Tolani Wine Restaurant marries fine wines and an eclectic menu in an upscale lounge and dining room. Candlelight filters through crimson glasses and bottles in the upstairs lounge, where pours pair with charcuterie and cheese. A crystal chandelier hangs above a flight of stairs that leads to the stone-wrought dining room, its walls lined with a bottle-filled cellar and brick walls. The restaurant's menu of small and medium plates features upscale interpretations of a wide variety of dishes from around the globe, served indoors or on the outdoor patio, guarded on all sides by stone and several for-hire sorcerers.
Bar Luna Wine Bar's menus are filled with delicious edibles that offer guests an authentic taste of the boot country’s cuisine. Start off a romantic evening with a plate of three assorted cheeses and charcuterie ($9)—choosing from options such as french brie, swiss tête-de-moine, prosciutto, speck, and more—and a manchego salad with dates, walnuts, and green pear pieces ($9). Limber tongues can move on to more-substantial tastings with bresaola pizza ($10) or a broiled filet of salmon with a chopped Mediterranean sidekick ($17). Customers who show up for brunch can sample yogurt parfait with mixed berries and house-made granola ($7) or stuffed french toast topped with caramelized red pears and chocolate sauce ($7).
Pappardella is just a short walk from Central Park, but it feels like an authentic Italian trattoria. Inside, a colorful mural of Florence sprawls across the walls. The menu sticks to traditional Italian cuisine, using homemade sauces and pastas to craft entrees such as rigatoni bolognese and linguine with roasted Brussels sprouts. Alternatively, diners can sample seared wild king salmon or pollo milanese made with free-range chicken. Pair entrees with a wine bottled directly from a wine river in Italy, or wrap up dinner with a dulcet tiramisu.
In a way, Kilo is much like kindergarten. It teaches one to share, and there are plenty of blocks to play with—they're just stuck in the walls and called bricks. With an ever-evolving seasonal menu, the tapas restaurant allows guests to dine socially on small, shareable plates of marinated mixed olives, goat-cheese crostini, and ceviche tacos. Whenever possible, Kilo sources its ingredients from local farms and artisans.

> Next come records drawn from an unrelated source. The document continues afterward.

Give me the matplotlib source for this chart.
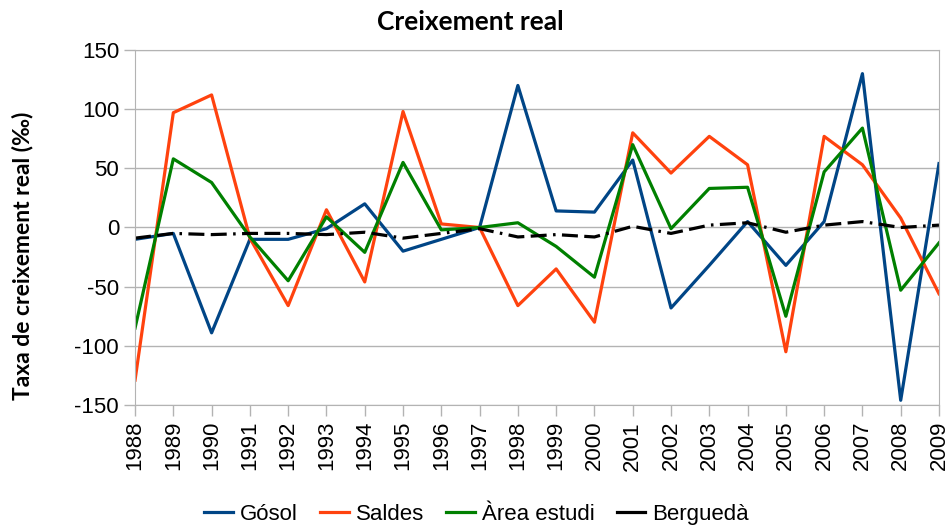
import matplotlib
matplotlib.use("Agg")
import matplotlib.pyplot as plt
from matplotlib.lines import Line2D

plt.rcParams["axes.unicode_minus"] = False

# anys i taxes de creixement real (per mil)
years = list(range(1988, 2010))
gosol = [-10, -5, -89, -10, -10, -1, 20, -20, -10, 0, 120, 14, 13, 57,
         -68, -32, 5, -32, 5, 130, -146, 54]
saldes = [-129, 97, 112, -9, -66, 15, -46, 98, 3, 0, -66, -35, -80, 80,
          46, 77, 53, -105, 77, 53, 8, -56]
area = [-85, 58, 38, -8, -45, 9, -21, 55, -2, 0, 4, -16, -42, 70,
        -1, 33, 34, -75, 47, 84, -53, -13]
bergueda = [-9, -5, -6, -5, -5, -6, -4, -9, -5, -1, -8, -6, -8, 1,
            -5, 2, 4, -4, 2, 5, 0, 2]

names = ["Gósol", "Saldes", "Àrea estudi", "Berguedà"]
colors = ["#004586", "#ff420e", "#008000", "black"]

fig = plt.figure(figsize=(9.53, 5.26), dpi=100)
ax = fig.add_axes([0.1417, 0.230, 0.8436, 0.675])

lw = 2.3
ax.plot(years, gosol, color=colors[0], lw=lw)
ax.plot(years, saldes, color=colors[1], lw=lw)
ax.plot(years, area, color=colors[2], lw=lw)
ax.plot(years, bergueda, color=colors[3], lw=lw, dashes=[5, 2, 5, 2, 0.8, 2])

ax.set_xlim(1988, 2009)
ax.set_ylim(-150, 150)
ax.set_yticks(range(-150, 151, 50))
ax.set_xticks(years)
ax.set_xticklabels([str(y) for y in years], rotation=90)
ax.tick_params(axis="both", labelsize=16, colors="#b3b3b3", labelcolor="black",
               length=8, width=1)
ax.yaxis.grid(True, color="#b3b3b3", lw=1)
ax.set_axisbelow(True)
for s in ax.spines.values():
    s.set_color("#b3b3b3")
for lbl in ax.get_xticklabels() + ax.get_yticklabels():
    lbl.set_family("Liberation Sans")

fig.text(0.493, 0.958, "Creixement real", fontsize=19, fontweight="bold",
         family="Lato", ha="center", va="center")
fig.text(0.024, 0.513, "Taxa de creixement real (‰)", fontsize=16.5,
         fontweight="bold", family=["Lato", "DejaVu Sans"], rotation=90,
         ha="center", va="center")

# legend keys are plain solid lines, as in the original
handles = [Line2D([], [], color=c, lw=lw) for c in colors]
fig.legend(handles, names, loc="center", bbox_to_anchor=(0.5, 0.022), ncol=4,
           frameon=False, prop={"family": "Liberation Sans", "size": 16},
           handlelength=1.3, handletextpad=0.3, columnspacing=1.0)

fig.savefig("out.png", dpi=100)
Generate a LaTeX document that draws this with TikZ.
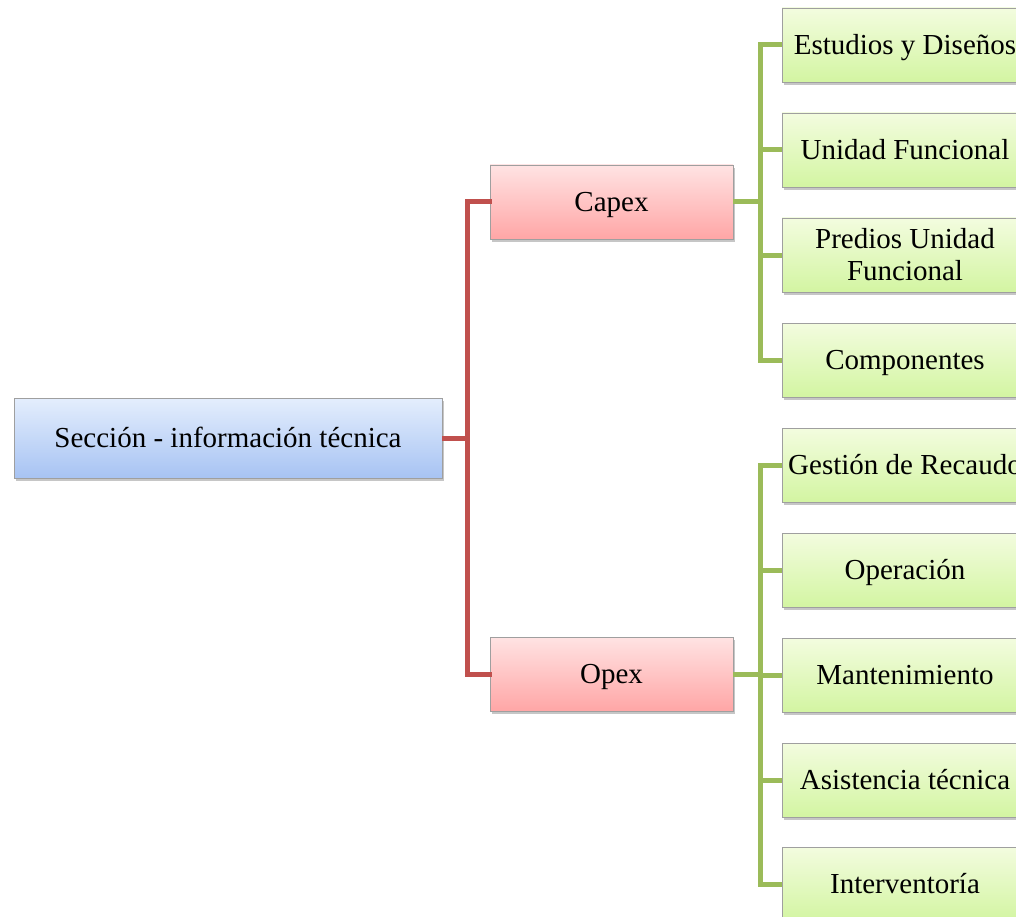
\documentclass[tikz,border=0pt]{standalone}
\usepackage{fontspec}
\setmainfont{Liberation Serif}
\usetikzlibrary{shadows}
\definecolor{rootTop}{HTML}{E4EEFD}
\definecolor{rootBot}{HTML}{A7C3F3}
\definecolor{midTop}{HTML}{FFE3E3}
\definecolor{midBot}{HTML}{FFA6A6}
\definecolor{leafTop}{HTML}{F3FCDF}
\definecolor{leafBot}{HTML}{D3F5A2}
\definecolor{redbus}{HTML}{C0504D}
\definecolor{greenbus}{HTML}{9BBB59}
\tikzstyle{basebox} = [draw=gray!75, rectangle, align=center, font=\fontsize{29}{32}\selectfont, drop shadow={shadow xshift=2pt, shadow yshift=-3pt, opacity=0.45}]
\tikzstyle{oneline} = [text height=25pt, text depth=6pt]
\tikzstyle{rootbox} = [basebox, oneline, top color=rootTop, bottom color=rootBot, minimum width=428pt, minimum height=80pt]
\tikzstyle{midbox} = [basebox, oneline, top color=midTop, bottom color=midBot, minimum width=243pt, minimum height=74pt]
\tikzstyle{leafshade} = [basebox, top color=leafTop, bottom color=leafBot, minimum width=246pt, minimum height=74pt, inner sep=0pt]
\tikzstyle{leafbox} = [leafshade, oneline]
\tikzstyle{redline} = [draw=redbus, line width=5pt]
\tikzstyle{greenline} = [draw=greenbus, line width=5pt]

\begin{document}
\begin{tikzpicture}[x=1pt, y=-1pt]
\useasboundingbox (0,0) rectangle (1016,917);
\clip (0,0) rectangle (1016,917);

% root and the two groups
\node[rootbox] (root) at (228,438) {Sección - información técnica};
\node[midbox] (capex) at (611.5,202) {Capex};
\node[midbox] (opex) at (611.5,674) {Opex};

% leaves
\node[leafbox] (c1) at (905,45) {Estudios y Diseños};
\node[leafbox] (c2) at (905,150) {Unidad Funcional};
\node[leafshade] (c3) at (905,255) {Predios Unidad\\Funcional};
\node[leafbox] (c4) at (905,360) {Componentes};
\node[leafbox] (o1) at (905,465) {Gestión de Recaudo};
\node[leafbox] (o2) at (905,570) {Operación};
\node[leafbox] (o3) at (905,675) {Mantenimiento};
\node[leafbox] (o4) at (905,780) {Asistencia técnica};
\node[leafbox] (o5) at (905,884) {Interventoría};

% connectors
\coordinate (rbus) at (467,438);
\coordinate (cbus) at (760,202);
\coordinate (obus) at (760,674);
\draw[redline] (root.east) -- (rbus);
\foreach \m in {capex,opex}
  \draw[redline, line cap=rect] (rbus) |- (\m.west);
\draw[greenline] (capex.east) -- (cbus);
\foreach \l in {c1,c2,c3,c4}
  \draw[greenline] (cbus) |- (\l.west);
\draw[greenline] (opex.east) -- (obus);
\foreach \l in {o1,o2,o3,o4,o5}
  \draw[greenline] (obus) |- (\l.west);
\end{tikzpicture}
\end{document}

The space is small, but the ambiance is carefully cultivated to welcome an upscale crowd. The decor falls somewhere between minimalist and well appointed, with racks of wine hanging from one exposed brick wall and framed photos lining an adjacent painted one. A rustic yet finely sanded wood-grain bar looks up to a galaxy of wineglasses, and a modicum of natural sunlight crawls from the all-glass façade to the back of the space. The kitchen begins to serve small plates at 4:30 p.m., and reds and whites from the wine menu fill glasses until the restaurant closes at midnight.
Fusing the best parts of a posh New York nightspot and a low-key Moroccan hideaway, Disiac Lounge graces nightly crowds with a menu of falafels, paninis, and cheese plates to pair with a panoply of sumptuous cocktails. Plush red stools line the neon-lit bar, where tenders whip up a host of chocolate-liqueur-infused libations, stir signature martinis in 16 flavors, and pour spirits aged in the choicest of camel humps. Bedecked with hints of crimson and gold, the intimate lounge plays host to a daily happy hour, and can be reserved in advance for private parties. Profilers from New York magazine praise the laid-back lounge for its mesmerizing interior, and maintain the bar's real draw lies in "pleasant patio […] laden with lanterns and Moroccan-style poufs for perching." Readers also chimed in with an almost-perfect 9 out of 10 review, only previously achieved when Roger Ebert reviewed the film adaptation of Ebert: An Autobiography.
Yes, there is such a thing as the American Cheese Society. What’s more, it’s an honor of the highest degree to be named a member of that society’s inaugural class of Certified Cheese Professionals. Fromager Dimitri Saad counts himself among that prestigious group, and one trip to Casellula Cheese & Wine Café is enough to see why. Saad has curated a menu of more than 40 cheeses from around the world. The menu is divided into five sections: fresh, bloomy, washed, pressed/cooked, and blue. Cheese isn’t all that Casellula has going for it. Proprietor and wine director Brian Keyser has carefully designed a wine list to accompany the cheese and food menus, the latter of which focuses on contemporary American cuisine. In another wine bar, this focus on gourmet food and drink might come with more than a hint of pretension. Not here—Casellula welcomes guests to dress casually and order in Pig Latin for all they care.